Perhaps she is being very honest, or simply does not wish to plead for public sympathy, but she is oddly dispassionate in reflecting on the personal consequences of her political activities, which meant she went for years without seeing her family. In a speech which one rather hopes her two sons did not read, she asserted that she chose the route she

wanted to follow and I walked that path out of my own free will.

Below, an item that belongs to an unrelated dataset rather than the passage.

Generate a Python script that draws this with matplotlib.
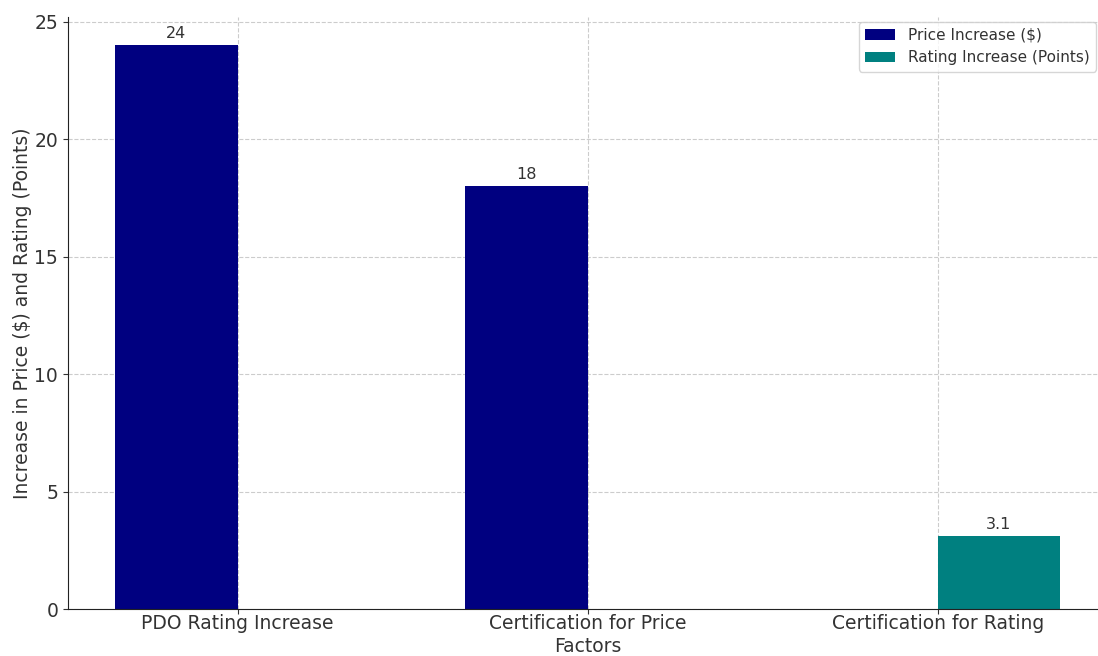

There was no sacrifice involved…. If you follow the path of your own choice you are not giving up anything for anyone else.

Reading this book, you cannot escape the view that Suu has been ‘played’ by the generals, who got international sanctions lifted in return for co-opting her into a supposedly democratic settlement, but one that is still controlled behind the scenes by the army through patronage and guaranteed seats in parliament.

There has been no revolution in Burma, and human rights are still trampled upon in the name of stability. ‘Only free men can negotiate,’ Nelson Mandela replied when the white Nationalists in Pretoria offered him conditional release from prison in the 1980s, and then his incarceration became their problem.

Suu can take on the role as public spokesperson for Burma abroad as foreign minister, but she cannot be president because a law, specifically passed to stymie her wider ambitions, states that those with foreign relatives are barred from the highest office.

She has shown great fortitude in her determination to suffer the consequences of her political activism, but Popham notes she is disorganised and can be plain rude to foreign visitors and Burmese allies alike. She is a poor delegator, and at the age of 70 remains wary of anyone who might seek eventually to replace her as the symbol of Burmese democracy.

The Burmese can be touchy about international scrutiny of the shocking treatment of their minority groups, especially the Rohingya Muslims, who live in wretched camps. The BBC’s Mishal Husain — who is of posh Pakistani descent — unexpectedly tore into Suu during a 2013 television interview, demanding to know why this human rights icon was downplaying this treatment. Suu, affronted by Husain’s impertinence, was overheard to mutter furiously: ‘No one told me I was going to be interviewed by a Muslim.’ Somehow it is hard to imagine that sort of retort coming out of the mouth of Nelson Mandela.